Be a Hobbit instead.
Keep your money in your community, your Shire. Spend it with fellow Hobbits, not at Saruman-Mart. Don’t pull into that Burger King drive-thru, in fact, don’t pull into a drive-thru at all. Find a restaurant run by locals, that doesn’t have a flashy sign and slick graphics. Eat some real food for a change. Slow the hell down. Don’t shop at Walmart, ever. They’re selling you junk and exploiting their workers so they can undercut your neighbor’s local business down the street. Turn around and shop at the neighbor’s store instead.
Will it cost you a few more dollars? Probably, but those dollars will return to you because local businesses actually PAY taxes, and they pay local taxes which go to support the schools your children attend, to pave the road that runs past Walmart, and I emphasize past. Those taxes help to support people in your community who are in a hard way, and the money you spend at a local business puts a local person to work for another local person, instead of a Saruman overlord from the corporate world. In the process, you’ll take that money out of the hands of the Cock Brothers so they can’t spend it on bribing our politicians, and corrupting our elections.
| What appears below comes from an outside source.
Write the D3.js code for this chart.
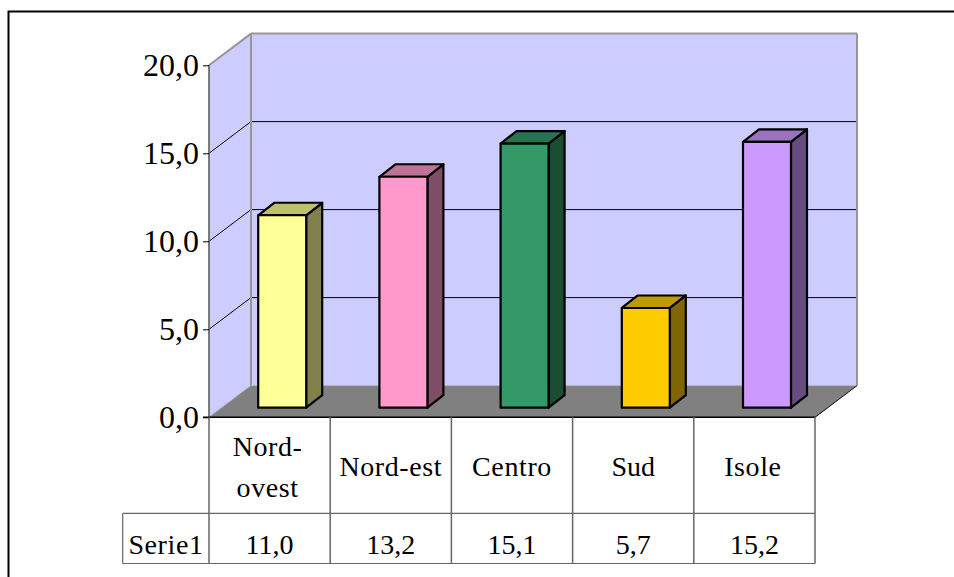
<!DOCTYPE html>
<html><head><meta charset="utf-8">
<script src="https://cdn.jsdelivr.net/npm/d3@7/dist/d3.min.js"></script>
<style>html,body{margin:0;padding:0;background:#fff}svg{display:block}text{font-family:"Liberation Serif",serif;fill:#000}</style>
</head><body><svg id="c" width="954" height="577"></svg>
<script>
const categories = ["Nord-ovest","Nord-est","Centro","Sud","Isole"];
const categoryLines = [["Nord-","ovest"],["Nord-est"],["Centro"],["Sud"],["Isole"]];
const seriesName = "Serie1";
const values = [11.0,13.2,15.1,5.7,15.2];
const yTicks = [0,5,10,15,20];
const frontColors = ["#FFFF99","#FF99CC","#339966","#FFCC00","#CC99FF"];
const topColors   = ["#BFBF73","#BF7399","#267350","#BF9900","#9973BF"];
const sideColors  = ["#80804D","#804D66","#1A4D33","#806600","#664D80"];

const W=954,H=577;
const svg=d3.select("#c");
const fmt=v=>d3.format(".1f")(v).replace(".",",");
const x0=209,x1=815,yZero=417.3,yTop=65.3, dx=42, dy=-31.7;
const rowA=513.4,rowB=563.5,tableLeft=122.7;
const barBase=407.7,barDX=16,barDY=-12.5,barShift=12.6,barScale=0.994;

const x=d3.scaleBand().domain(categories).range([x0,x1]).paddingInner(0.604).paddingOuter(0.302);
const y=d3.scaleLinear().domain([0,20]).range([yZero,yTop]);
const wallGray="#969696";
const poly=(pts,fill,stroke,sw)=>svg.append("polygon").attr("points",pts.map(p=>p.join(",")).join(" "))
  .attr("fill",fill).attr("stroke",stroke||"none").attr("stroke-width",sw||0).attr("stroke-linejoin","round");
const line=(a,b,c,w)=>svg.append("line").attr("x1",a[0]).attr("y1",a[1]).attr("x2",b[0]).attr("y2",b[1]).attr("stroke",c).attr("stroke-width",w);

// outer frame
svg.append("path").attr("d",`M8.5,${H} V11.5 H${W}`).attr("fill","none").attr("stroke","#000").attr("stroke-width",2);

// walls
poly([[x0+dx,y(20)+dy],[x1+dx,y(20)+dy],[x1+dx,y(0)+dy],[x0+dx,y(0)+dy]],"#CCCCFF");
poly([[x0,y(20)],[x0+dx,y(20)+dy],[x0+dx,y(0)+dy],[x0,y(0)]],"#CCCCFF");
// floor
poly([[x0,y(0)],[x1,y(0)],[x1+dx,y(0)+dy],[x0+dx,y(0)+dy]],"#808080");

// gridlines
yTicks.filter(t=>t>0&&t<20).forEach(t=>{
  line([x0,y(t)],[x0+dx,y(t)+dy],"#000",1);
  line([x0+dx,y(t)+dy],[x1+dx,y(t)+dy],"#000",1);
});
// wall edges
line([x0,y(20)],[x0+dx,y(20)+dy],wallGray,2);
line([x0+dx,y(20)+dy],[x1+dx,y(20)+dy],wallGray,2);
line([x1+dx,y(20)+dy],[x1+dx,y(0)+dy],wallGray,2);
line([x0+dx,y(20)+dy],[x0+dx,y(0)+dy],wallGray,2);
line([x0+dx,y(0)+dy],[x1+dx,y(0)+dy],"#b4b4b4",1);
line([x1,y(0)],[x1+dx,y(0)+dy],"#000",1);
line([x0,y(0)],[x0+dx,y(0)+dy],"#a0a0a0",1);

// bars
const h=v=>(y(0)-y(v))*barScale;
categories.forEach((c,i)=>{
  const l=x(c)+barShift,r=l+x.bandwidth(),b=barBase,t=b-h(values[i]);
  poly([[r,t],[r+barDX,t+barDY],[r+barDX,b+barDY],[r,b]],sideColors[i],"#000",2.2);
  poly([[l,t],[l+barDX,t+barDY],[r+barDX,t+barDY],[r,t]],topColors[i],"#000",2.2);
  poly([[l,t],[r,t],[r,b],[l,b]],frontColors[i],"#000",2.2);
});

// y axis
const ax=svg.append("g").attr("transform",`translate(${x0},0)`)
  .call(d3.axisLeft(y).tickValues(yTicks).tickFormat(fmt).tickSize(6).tickPadding(4));
ax.select(".domain").attr("stroke","#555").attr("stroke-width",1.5).attr("d",`M0,${y(20)}V${y(0)}`);
ax.selectAll(".tick line").attr("stroke","#000").attr("stroke-width",1);
ax.selectAll(".tick text").attr("font-size",32).attr("font-family",'"Liberation Serif",serif').attr("fill","#000").attr("dy","0.33em");
ax.attr("font-family",null);

// floor front edge (over axis)
line([x0-6,y(0)],[x1,y(0)],"#000",1.5);

// data table
const tg="#666";
const step=x.step();
d3.range(0,categories.length+1).forEach(i=>{
  line([x0+i*step,yZero],[x0+i*step,rowB],tg,1.5);
});
line([x0,rowA],[x1,rowA],tg,1.2);
line([tableLeft,rowA],[x0,rowA],tg,1.2);
line([tableLeft,rowB],[x1,rowB],tg,1.2);
line([tableLeft,rowA],[tableLeft,rowB],tg,1.2);

const tsize=28;
categories.forEach((c,i)=>{
  const cx=x0+(i+.5)*step - (i===0?2:0) - (i===4?1.5:0), ls=categoryLines[i];
  ls.forEach((s,j)=>{
    svg.append("text").attr("x",cx).attr("y",(ls.length===1?476:[456,497][j]))
      .attr("text-anchor","middle").attr("font-size",tsize).attr("letter-spacing",i===3?0:0.6).text(s);
  });
  svg.append("text").attr("x",x0+(i+.5)*step).attr("y",554).attr("text-anchor","middle").attr("font-size",tsize).text(fmt(values[i]));
});
svg.append("text").attr("x",166).attr("y",554).attr("text-anchor","middle").attr("font-size",tsize).attr("letter-spacing",0.6).text(seriesName);
</script></body></html>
Being a Hobbit has little to do with where you live. You can live in a condo, but rebuild your block as a Shire. That starts with the food you eat, and the places you choose to spend your money. Find locally owned places, preferably that treat their employees well–which includes paying them a livable wage–and that care about the quality of the product they sell to you. Stop buying stuff or crap.
Where are we rushing to anyway? Are we in a hurry to die? It seems so. Or are we already dead and just trying to act like we’re living by zipping around in our SUVs like busy little bees on crack? Let’s not be dead. Let’s not be Zombies, Let’s be Hobbits and live. And let’s stop bending over for the soap. Bubba
Koch Cock is leering at our backside, and that ain’t ever good.